If you want to make downtown Indy residential friendly, the downtown areas need to bring in more grocery stores, all purpose stores, coffee shops and bodegas. Right now, you can’t do any significant shopping for essentials downtown other than Whole Foods limited stock, and CVS. All the clothing stores are leaving Circle Center. Take a look at New York, Chicago and other cities where downtown residential living is easy. Building apartments is one thing – having the infrastructure downtown so people don’t have to drive and shop in the suburbs is crucial. I lived in NYC for 9 years and could walk to everything. Indy has a lot of work to do in this regard.
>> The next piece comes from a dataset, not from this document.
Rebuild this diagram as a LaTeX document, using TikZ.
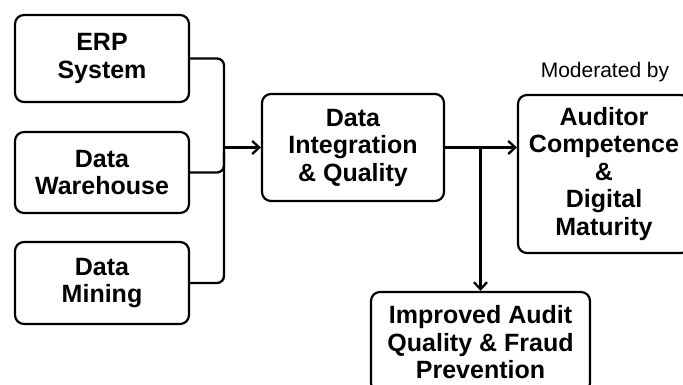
\documentclass[tikz,border=0pt]{standalone}
\usepackage{fontspec}
\setmainfont{Liberation Sans}
\usetikzlibrary{arrows.meta,calc}
\begin{document}
\begin{tikzpicture}[x=1pt,y=-1pt,
  box/.style={draw=black,line width=2.2pt,rounded corners=9pt,fill=white,
    align=center,font=\fontsize{25}{27.5}\selectfont\bfseries,inner sep=0pt},
  conn/.style={line width=2.3pt,draw=black},
  arr/.style={conn,-{Straight Barb[length=7pt,width=13pt,line width=2.3pt]}}]
\useasboundingbox (0,0) rectangle (683,385);
\clip (0,0) rectangle (683,385);
\node[box,minimum width=174pt,minimum height=87pt] (erp) at (102,58.5) {ERP\\System};
\node[box,minimum width=174pt,minimum height=81pt] (wh) at (102,172.5) {Data\\Warehouse};
\node[box,minimum width=174pt,minimum height=82pt] (dm) at (102,283) {Data\\Mining};
\node[box,minimum width=182pt,minimum height=107pt] (di) at (353,147.5) {Data\\Integration\\\& Quality};
\node[box,minimum width=172pt,minimum height=158pt] (au) at (604,174) {Auditor\\Competence\\\&\\Digital\\Maturity};
\node[box,minimum width=219pt,minimum height=100pt,text depth=0pt] (iq) at (480.5,342) {Improved Audit\\Quality \& Fraud\\Prevention};
\node[font=\fontsize{21}{24}\selectfont] (mod) at (605,72) {Moderated by};
\coordinate (jx) at (224,0);
\draw[conn,rounded corners=7pt] (erp.east) -| (jx |- dm.east) -- (dm.east);
\draw[conn,rounded corners=7pt] (wh.east) -| ($(jx |- wh.east)+(0,-20)$);
\draw[arr] (jx |- di.west) -- (di.west);
\draw[arr] (di.east) -- (di.east -| au.west);
\coordinate (br) at (iq.north |- di.east);
\draw[arr] (br) -- (iq.north);
\end{tikzpicture}
\end{document}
I agree 100 on your assessment of what Indy needs to do to be similar to NYC downtown living. Indy actually already have the bones to do just that. Mass Ave and Fountain sq are good examples as well as The Bottleworks district. Eleven Park if built as planned will be another great example. Indy should also take ideas from its northern suburb Carmel on how they did with Midtown and do the same but on a larger scale. The new Elanco HQ would be perfect for that. Indy should also turn monument circle ⭕️ more into a pedestrian friendly neighborhood with European style shopping and street corner vendors ect
Indy has everything in place already
Rachel and Kevin,
Agreed with everything. Density is needed to attract the shops and stores
that downtown Indy needs badly.
** I would add that we still need to be very aggressive in trying to bring jobs
downtown also. That’s the key component to Live, Work, Play and creating density.**
I would add that downtown needs much more in terms of artistic architecture
also. It creates a more cultural vibe.
One area that should be redeveloped is Monument Circle. Probably no
piece of property that is more historic and important to the image of the entire
state than Monument Circle. The empty space right now is an eye sore.
Let Purdue, IU, Notre Dame, and other universities take that empty space and convert it for high tech entrepreneurs and artists to live, work, and play.
The students chosen to live there should be tops in their fields. Let them
live there for next to nothing ( for two years ) if they will keep their startups and work in downtown Indianapolis or within the city.
Bottom line, we must think outside the box to keep downtown Indianapolis
competitive with Nashville, Cincinnati, Columbus, Milwaukee, St. Louis,
and other cities.
Rachael, I would say everything you’re suggesting was true as recently as 2019.
But let’s be honest: DT Indy has three grocery stores in the Mile Square. For a city of its size, that’s crazy high. Why would it support more unless another 15K people move in?
And who shops anymore, outside of an occasional recreational indulgence? Day-to-day shopping, outside of groceries, is increasingly done online.
Besides, have you been to Chicago lately? Crime in some places (New York and LA included) is probably overstated. It’s bad and getting worse, but not yet on par with 1980s levels. But Chicago is a whole different store. Water Tower Place on the Magnificent Mile already lost one of its two department stores right before COVID (Macy’s) and now the place is basically in receivership.
Trying to make Indy on par with NYC (a city with nearly twice the population of Indiana as a state) is a pipe dream. Besides, the NYC of 2023 is hardly something any city should aspire to, even if its crime is nowhere near as bad as Chicago’s. Indy should be a better Indy.
Downtown needs more grocery stores to support additional residential units. That’s going to blunt the car-dependent nature of this city (the point of living downtown).